The Breakfast Table

What’s the Originalist Stance on the V-Chip Again?

This morning is most likely the last of the term, and as we wait for the final four decisions to come down, I find myself wondering what Justice Sam Alito will do in his dissent—and I assume it will be a dissent—in the California violent video games case. As you will recall, when the state of California tried to ban the sale of violent video games to children under 18, the question for the court became whether such games represent protected free speech. It was immediately clear at oral argument that Justice Alito—the lone dissenter in last year’s U.S. v. Stevens, affording constitutional protection to depictions of graphic animal cruelty—wouldn’t protect these games either. Moreover, as he made clear at oral argument in the case, he has no reason to believe that the Framers would have envisioned protecting them. As he explained it, “We have here a new medium that cannot possibly have been envisioned at the time when the First Amendment was ratified. It is totally different from [print]. … One of these video games is promoted, “What’s black and white and red all over? Perhaps the answer could include disposing of your enemies in a meat grinder.”

This of course led to one of the most arresting moments of the whole term, in which Alito scoffed at Justice Antonin Scalia’s originalist argument that while the Framers would not have included obscenity in their understanding of protected free speech, they most certainly didn’t envision a prohibition on violent speech when they ratified the First Amendment. Alito’s critique of this line of reasoning at oral argument was this: “I think what Justice Scalia wants to know is what James Madison thought about video games. Did he enjoy them?” To which Scalia, brusquely replied, “”No, I want to know what James Madison thought about violence.”

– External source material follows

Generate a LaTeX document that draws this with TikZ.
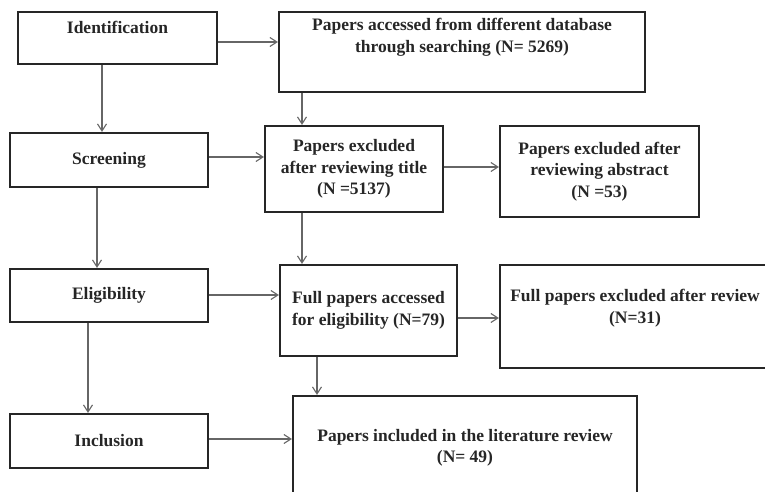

Your post Friday, Walter, on whether the Framers really believed a criminal defendant might “enjoy” cross-examining the witnesses against him, reminded me that I spent some time after that colloquy trying to figure out exactly what James Madison really would have thought of Mortal Kombat, Postal 2, Thrill Kill, and even Grand Theft Auto (or, at Stanford Professor Pam Karlan’s suggestion, Grand Theft Horse and Buggy). Nothing to be found on any of these games, Angry Birds, or even the idea of the idea of these games in the Federalist Papers, which may serve to explain why the opinions in this case have taken so long to produce. There is a wonderful old rabbinic story about Moses paying a visit to a very famous academy at which the Torah was being taught, centuries after his death. The upshot is that Moses couldn’t figure out what was going on in the lesson, even though it was he who had been given the Torah in the first place. That’s always the story that comes to mind when I imagine James Madison eavesdropping on an earnest conversation about whether working mothers can adequately supervise the video gaming habits of their young children in the absence—as Justice Kennedy noted at oral argument—of the television V-chip. Who knows what the Framers would have thought of any of this?

The legal news this weekend included New York’s decision to legalize gay marriage, Chief Justice John Robert’s objections to putting cameras into the courtroom; disputed reports of fisticuffs at the Wisconsin Supreme Court, and reports of increasingly draconian state abortion regulations. Whatever the Framers would have done with any of these questions is almost absurd to try to imagine. Well, maybe not the fisticuffs. Looking forward to your thoughts on today’s decisions.